Given data:
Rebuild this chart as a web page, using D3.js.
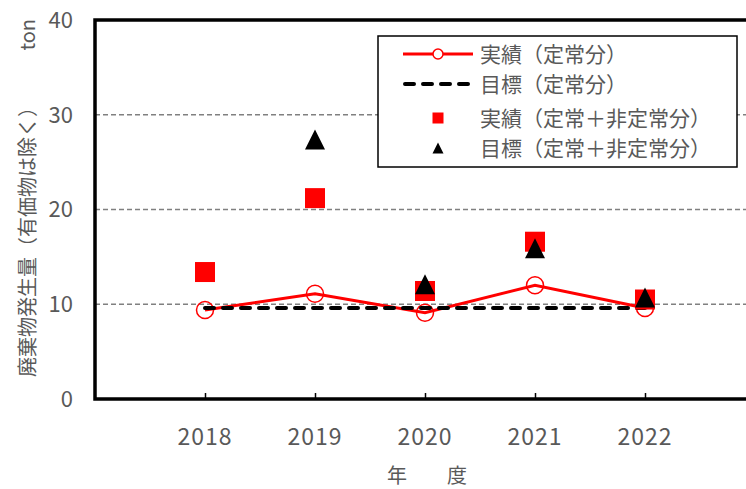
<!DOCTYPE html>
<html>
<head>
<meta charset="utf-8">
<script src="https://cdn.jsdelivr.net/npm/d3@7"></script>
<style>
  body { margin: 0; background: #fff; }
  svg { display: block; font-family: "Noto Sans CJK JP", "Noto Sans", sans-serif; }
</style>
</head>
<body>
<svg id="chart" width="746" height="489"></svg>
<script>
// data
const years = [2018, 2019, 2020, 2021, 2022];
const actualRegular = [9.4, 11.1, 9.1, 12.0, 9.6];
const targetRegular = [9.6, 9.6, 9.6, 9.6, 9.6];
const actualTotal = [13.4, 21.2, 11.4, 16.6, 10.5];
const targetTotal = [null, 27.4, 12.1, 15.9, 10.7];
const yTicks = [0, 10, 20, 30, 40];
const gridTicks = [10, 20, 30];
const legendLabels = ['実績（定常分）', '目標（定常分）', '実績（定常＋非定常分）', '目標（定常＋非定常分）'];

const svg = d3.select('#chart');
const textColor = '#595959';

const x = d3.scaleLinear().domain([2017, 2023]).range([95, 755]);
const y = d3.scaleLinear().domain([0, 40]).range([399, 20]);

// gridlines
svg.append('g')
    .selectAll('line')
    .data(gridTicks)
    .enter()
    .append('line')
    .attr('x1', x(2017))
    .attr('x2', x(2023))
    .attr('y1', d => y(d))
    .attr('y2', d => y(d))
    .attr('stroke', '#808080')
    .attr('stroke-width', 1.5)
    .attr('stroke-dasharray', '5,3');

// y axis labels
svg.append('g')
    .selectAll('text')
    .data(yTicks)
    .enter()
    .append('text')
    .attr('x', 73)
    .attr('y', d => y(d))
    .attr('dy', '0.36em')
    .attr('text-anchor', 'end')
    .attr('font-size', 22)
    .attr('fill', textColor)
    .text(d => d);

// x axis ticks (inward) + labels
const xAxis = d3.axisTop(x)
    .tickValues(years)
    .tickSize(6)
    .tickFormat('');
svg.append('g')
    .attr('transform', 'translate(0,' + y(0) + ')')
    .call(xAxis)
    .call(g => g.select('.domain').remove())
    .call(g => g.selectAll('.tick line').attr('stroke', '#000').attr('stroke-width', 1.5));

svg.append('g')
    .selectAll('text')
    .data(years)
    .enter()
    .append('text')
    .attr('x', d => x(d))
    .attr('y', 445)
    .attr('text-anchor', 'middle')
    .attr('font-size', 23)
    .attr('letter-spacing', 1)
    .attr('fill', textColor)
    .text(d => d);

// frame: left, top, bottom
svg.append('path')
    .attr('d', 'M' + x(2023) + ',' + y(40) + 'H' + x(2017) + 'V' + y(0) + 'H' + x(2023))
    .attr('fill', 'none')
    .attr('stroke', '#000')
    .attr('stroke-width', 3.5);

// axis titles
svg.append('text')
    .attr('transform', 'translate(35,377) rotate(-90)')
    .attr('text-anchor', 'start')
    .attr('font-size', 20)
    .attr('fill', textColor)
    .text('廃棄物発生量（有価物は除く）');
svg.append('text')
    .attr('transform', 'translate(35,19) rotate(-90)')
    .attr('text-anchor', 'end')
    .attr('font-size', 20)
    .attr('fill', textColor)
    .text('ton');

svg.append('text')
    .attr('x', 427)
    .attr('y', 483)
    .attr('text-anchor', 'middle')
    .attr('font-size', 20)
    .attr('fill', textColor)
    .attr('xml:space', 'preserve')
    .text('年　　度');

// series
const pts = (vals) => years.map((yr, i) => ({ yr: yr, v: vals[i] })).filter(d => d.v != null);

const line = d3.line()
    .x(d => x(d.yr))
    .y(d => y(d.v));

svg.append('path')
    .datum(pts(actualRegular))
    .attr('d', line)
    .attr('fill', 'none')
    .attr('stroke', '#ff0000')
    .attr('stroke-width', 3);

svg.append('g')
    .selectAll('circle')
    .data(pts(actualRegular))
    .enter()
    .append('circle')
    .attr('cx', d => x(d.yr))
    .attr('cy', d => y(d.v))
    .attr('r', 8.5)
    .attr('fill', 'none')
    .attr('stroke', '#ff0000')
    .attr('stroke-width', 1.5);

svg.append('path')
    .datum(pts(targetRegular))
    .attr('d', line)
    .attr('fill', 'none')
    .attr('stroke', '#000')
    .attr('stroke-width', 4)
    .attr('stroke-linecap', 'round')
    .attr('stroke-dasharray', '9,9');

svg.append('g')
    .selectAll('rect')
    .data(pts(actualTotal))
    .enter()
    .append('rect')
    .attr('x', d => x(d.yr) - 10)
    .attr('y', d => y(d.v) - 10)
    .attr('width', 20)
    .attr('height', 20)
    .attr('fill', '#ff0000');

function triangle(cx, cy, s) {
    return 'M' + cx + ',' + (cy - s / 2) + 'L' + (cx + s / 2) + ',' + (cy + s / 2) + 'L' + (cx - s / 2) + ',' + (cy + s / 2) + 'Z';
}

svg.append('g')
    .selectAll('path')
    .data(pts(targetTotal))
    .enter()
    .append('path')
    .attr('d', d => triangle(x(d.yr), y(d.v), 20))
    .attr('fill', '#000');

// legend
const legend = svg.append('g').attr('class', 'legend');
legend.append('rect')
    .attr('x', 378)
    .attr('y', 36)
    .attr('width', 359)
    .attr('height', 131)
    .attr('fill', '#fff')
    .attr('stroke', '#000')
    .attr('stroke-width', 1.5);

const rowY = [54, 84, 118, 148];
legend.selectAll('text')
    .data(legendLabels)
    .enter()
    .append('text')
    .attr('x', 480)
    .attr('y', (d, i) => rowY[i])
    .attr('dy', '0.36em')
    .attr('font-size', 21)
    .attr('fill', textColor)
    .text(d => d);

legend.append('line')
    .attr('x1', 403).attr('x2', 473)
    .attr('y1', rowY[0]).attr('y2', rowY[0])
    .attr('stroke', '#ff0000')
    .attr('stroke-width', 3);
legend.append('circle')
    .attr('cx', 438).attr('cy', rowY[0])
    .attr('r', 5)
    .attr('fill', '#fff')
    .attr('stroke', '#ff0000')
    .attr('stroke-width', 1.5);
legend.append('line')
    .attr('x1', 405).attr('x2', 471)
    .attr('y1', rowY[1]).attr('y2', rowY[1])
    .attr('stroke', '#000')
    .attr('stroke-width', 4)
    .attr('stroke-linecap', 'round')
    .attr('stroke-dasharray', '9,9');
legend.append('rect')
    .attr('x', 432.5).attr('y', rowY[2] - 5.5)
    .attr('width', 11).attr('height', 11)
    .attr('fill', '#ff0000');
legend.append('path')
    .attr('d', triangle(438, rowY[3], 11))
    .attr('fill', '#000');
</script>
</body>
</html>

Required work: Leave out the pictures and give the listing above again exactly.

Solution below:
Rebuild this chart as a web page, using D3.js.
<!DOCTYPE html>
<html>
<head>
<meta charset="utf-8">
<script src="https://cdn.jsdelivr.net/npm/d3@7"></script>
<style>
  body { margin: 0; background: #fff; }
  svg { display: block; font-family: "Noto Sans CJK JP", "Noto Sans", sans-serif; }
</style>
</head>
<body>
<svg id="chart" width="746" height="489"></svg>
<script>
// data
const years = [2018, 2019, 2020, 2021, 2022];
const actualRegular = [9.4, 11.1, 9.1, 12.0, 9.6];
const targetRegular = [9.6, 9.6, 9.6, 9.6, 9.6];
const actualTotal = [13.4, 21.2, 11.4, 16.6, 10.5];
const targetTotal = [null, 27.4, 12.1, 15.9, 10.7];
const yTicks = [0, 10, 20, 30, 40];
const gridTicks = [10, 20, 30];
const legendLabels = ['実績（定常分）', '目標（定常分）', '実績（定常＋非定常分）', '目標（定常＋非定常分）'];

const svg = d3.select('#chart');
const textColor = '#595959';

const x = d3.scaleLinear().domain([2017, 2023]).range([95, 755]);
const y = d3.scaleLinear().domain([0, 40]).range([399, 20]);

// gridlines
svg.append('g')
    .selectAll('line')
    .data(gridTicks)
    .enter()
    .append('line')
    .attr('x1', x(2017))
    .attr('x2', x(2023))
    .attr('y1', d => y(d))
    .attr('y2', d => y(d))
    .attr('stroke', '#808080')
    .attr('stroke-width', 1.5)
    .attr('stroke-dasharray', '5,3');

// y axis labels
svg.append('g')
    .selectAll('text')
    .data(yTicks)
    .enter()
    .append('text')
    .attr('x', 73)
    .attr('y', d => y(d))
    .attr('dy', '0.36em')
    .attr('text-anchor', 'end')
    .attr('font-size', 22)
    .attr('fill', textColor)
    .text(d => d);

// x axis ticks (inward) + labels
const xAxis = d3.axisTop(x)
    .tickValues(years)
    .tickSize(6)
    .tickFormat('');
svg.append('g')
    .attr('transform', 'translate(0,' + y(0) + ')')
    .call(xAxis)
    .call(g => g.select('.domain').remove())
    .call(g => g.selectAll('.tick line').attr('stroke', '#000').attr('stroke-width', 1.5));

svg.append('g')
    .selectAll('text')
    .data(years)
    .enter()
    .append('text')
    .attr('x', d => x(d))
    .attr('y', 445)
    .attr('text-anchor', 'middle')
    .attr('font-size', 23)
    .attr('letter-spacing', 1)
    .attr('fill', textColor)
    .text(d => d);

// frame: left, top, bottom
svg.append('path')
    .attr('d', 'M' + x(2023) + ',' + y(40) + 'H' + x(2017) + 'V' + y(0) + 'H' + x(2023))
    .attr('fill', 'none')
    .attr('stroke', '#000')
    .attr('stroke-width', 3.5);

// axis titles
svg.append('text')
    .attr('transform', 'translate(35,377) rotate(-90)')
    .attr('text-anchor', 'start')
    .attr('font-size', 20)
    .attr('fill', textColor)
    .text('廃棄物発生量（有価物は除く）');
svg.append('text')
    .attr('transform', 'translate(35,19) rotate(-90)')
    .attr('text-anchor', 'end')
    .attr('font-size', 20)
    .attr('fill', textColor)
    .text('ton');

svg.append('text')
    .attr('x', 427)
    .attr('y', 483)
    .attr('text-anchor', 'middle')
    .attr('font-size', 20)
    .attr('fill', textColor)
    .attr('xml:space', 'preserve')
    .text('年　　度');

// series
const pts = (vals) => years.map((yr, i) => ({ yr: yr, v: vals[i] })).filter(d => d.v != null);

const line = d3.line()
    .x(d => x(d.yr))
    .y(d => y(d.v));

svg.append('path')
    .datum(pts(actualRegular))
    .attr('d', line)
    .attr('fill', 'none')
    .attr('stroke', '#ff0000')
    .attr('stroke-width', 3);

svg.append('g')
    .selectAll('circle')
    .data(pts(actualRegular))
    .enter()
    .append('circle')
    .attr('cx', d => x(d.yr))
    .attr('cy', d => y(d.v))
    .attr('r', 8.5)
    .attr('fill', 'none')
    .attr('stroke', '#ff0000')
    .attr('stroke-width', 1.5);

svg.append('path')
    .datum(pts(targetRegular))
    .attr('d', line)
    .attr('fill', 'none')
    .attr('stroke', '#000')
    .attr('stroke-width', 4)
    .attr('stroke-linecap', 'round')
    .attr('stroke-dasharray', '9,9');

svg.append('g')
    .selectAll('rect')
    .data(pts(actualTotal))
    .enter()
    .append('rect')
    .attr('x', d => x(d.yr) - 10)
    .attr('y', d => y(d.v) - 10)
    .attr('width', 20)
    .attr('height', 20)
    .attr('fill', '#ff0000');

function triangle(cx, cy, s) {
    return 'M' + cx + ',' + (cy - s / 2) + 'L' + (cx + s / 2) + ',' + (cy + s / 2) + 'L' + (cx - s / 2) + ',' + (cy + s / 2) + 'Z';
}

svg.append('g')
    .selectAll('path')
    .data(pts(targetTotal))
    .enter()
    .append('path')
    .attr('d', d => triangle(x(d.yr), y(d.v), 20))
    .attr('fill', '#000');

// legend
const legend = svg.append('g').attr('class', 'legend');
legend.append('rect')
    .attr('x', 378)
    .attr('y', 36)
    .attr('width', 359)
    .attr('height', 131)
    .attr('fill', '#fff')
    .attr('stroke', '#000')
    .attr('stroke-width', 1.5);

const rowY = [54, 84, 118, 148];
legend.selectAll('text')
    .data(legendLabels)
    .enter()
    .append('text')
    .attr('x', 480)
    .attr('y', (d, i) => rowY[i])
    .attr('dy', '0.36em')
    .attr('font-size', 21)
    .attr('fill', textColor)
    .text(d => d);

legend.append('line')
    .attr('x1', 403).attr('x2', 473)
    .attr('y1', rowY[0]).attr('y2', rowY[0])
    .attr('stroke', '#ff0000')
    .attr('stroke-width', 3);
legend.append('circle')
    .attr('cx', 438).attr('cy', rowY[0])
    .attr('r', 5)
    .attr('fill', '#fff')
    .attr('stroke', '#ff0000')
    .attr('stroke-width', 1.5);
legend.append('line')
    .attr('x1', 405).attr('x2', 471)
    .attr('y1', rowY[1]).attr('y2', rowY[1])
    .attr('stroke', '#000')
    .attr('stroke-width', 4)
    .attr('stroke-linecap', 'round')
    .attr('stroke-dasharray', '9,9');
legend.append('rect')
    .attr('x', 432.5).attr('y', rowY[2] - 5.5)
    .attr('width', 11).attr('height', 11)
    .attr('fill', '#ff0000');
legend.append('path')
    .attr('d', triangle(438, rowY[3], 11))
    .attr('fill', '#000');
</script>
</body>
</html>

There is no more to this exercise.